The East London Mosque is among Britain's most extreme Islamic institutions. Built with financial aid from Saudi Arabia, the sprawling facility is home to the London Muslim Center where incendiary preachers are regularly welcomed. On Monday, the East London Mosque hosted a very different kind of visitor—the U.S. ambassador to the United Kingdom, Louis Susman. Urged by President Barack Obama to engage with British Muslims, Mr. Susman spoke of his "great admiration" for the mosque and his enthusiasm for meeting its staff.
By any measure the East London mosque is a troubling institution. Last year, for example, it hosted an event titled "The End of Time: A New Beginning," where pamphlets were distributed showing Manhattan crumbling under a Hadean apocalypse of meteors, which shattered the Statute of Liberty asunder and set the city ablaze. One of the invited speakers, Khalid Yasin, described the beliefs of Christians and Jews as "filth." Most worryingly, the event also featured a live video question-and-answer session with Anwar Al Awlaki, the U.S.-born preacher aligned with al Qaeda.
Mr. Susman's visit illustrates the blunders Western politicians often make by reaching out to the wrong Muslim "dialogue partners." The U.S. ambassador could have easily found out about the mosque's sympathies for reactionary Islamism by consulting the British government.

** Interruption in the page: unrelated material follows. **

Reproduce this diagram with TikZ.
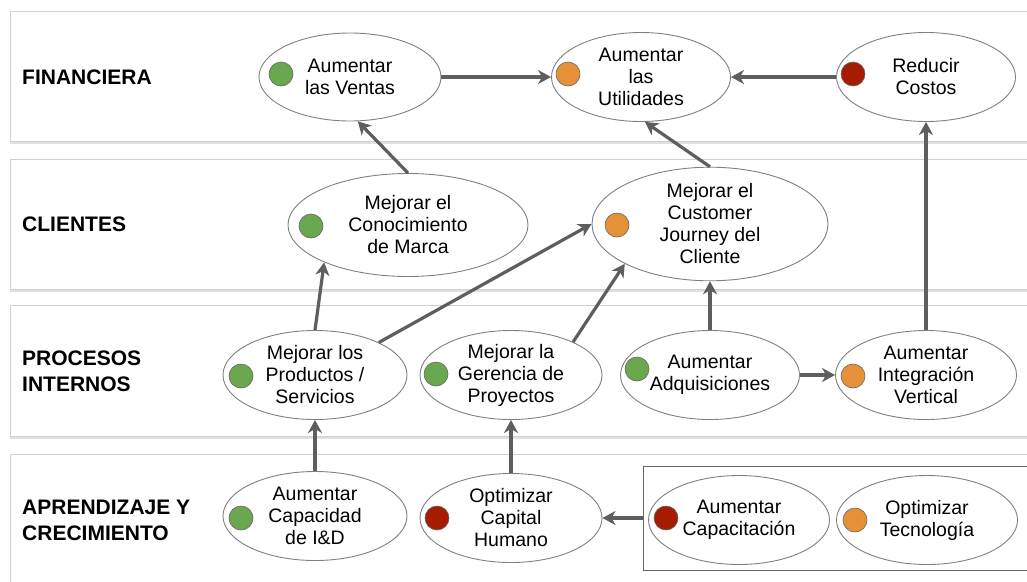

The repercussions of the ambassador's decision to attend and praise the East London Mosque are already reverberating through Westminster. Prime Minister David Cameron has asked Lord Carlile, the government's independent reviewer of anti-terrorism laws, to oversee an exhaustive review of its "Preventing Violent Extremism" program, including the manner in which communal partners are selected. There is no suggestion, however, that the British government recommended the East London Mosque to the Americans.